Printable version from NI Global Issues for Learners of English:
LETS (Local Exchange Trading System)
A system of 'local currencies' that is becoming popular in communities in the North
Every country has its national currency, the money that everyone in the country uses. However, some communities in industrialised countries are also 'making' their own currencies. They have invented a system that helps local people and local businesses. The system is called LETS (Local Exchange Trading System).
The people who join a LETS can do jobs for each other and buy things from each other using credit in their local LETS currency. Each member of the LETS has a trading account which records the credit they earn and the credit they spend.
CREDIT: the money you have in an account.
Here is an example of how the LETS system works.
John lives in Canada. He works in a factory, but recently his working hours were reduced by half. This meant that he only earned half as much money, but he had a lot more time.
REDUCED: made less.
John read in the local newspaper that some people in his community wanted to start a local currency system. They held a meeting and John went.
Everyone at the meeting was asked what jobs they could do for other people or what goods they could supply. Each person was also asked what kind of goods and services they wanted to receive.
GOODS: Things that are for sale.
SERVICES: Providing help for people.
John said that he could cut wood for fires. Susan, who makes pottery, needs a lot of wood for her kiln, so John can cut firewood for Susan.
John and Susan agree how much she will pay him. Susan pays John partly in national money and partly in local currency - for example, 100 LETS dollars.
POTTERY: Pots and dishes that are made from baked clay (a special kind of earth)
A KILN is an oven that is used in making pottery.FIREWOOD: wood that is burned to make heat
When John has done the work, Susan telephones the LETS office. She gives her name and her account number. Then she asks them to take 100 LETS dollars out of her account and credit that amount to John's account.

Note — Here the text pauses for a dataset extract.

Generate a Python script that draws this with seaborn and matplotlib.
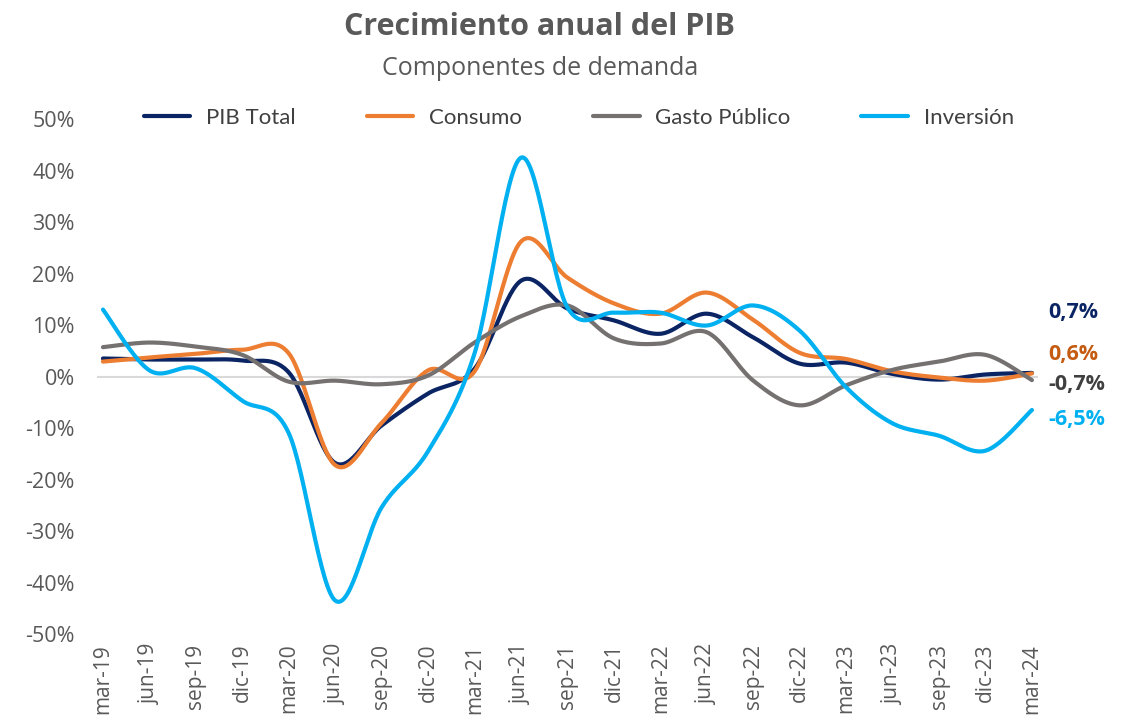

John can spend his LETS dollars with other members of the group. The local grocery shop allows people to pay 20% of their bill in LETS dollars, so John can pay for some of his food with the credit he earned from Susan. He simply calls the LETS office and asks them to transfer the correct amount of LETS dollars from his account to the grocer's.
The grocer can buy vegetables for his shop from a local farmer who accepts LETS dollars. And so the system continues.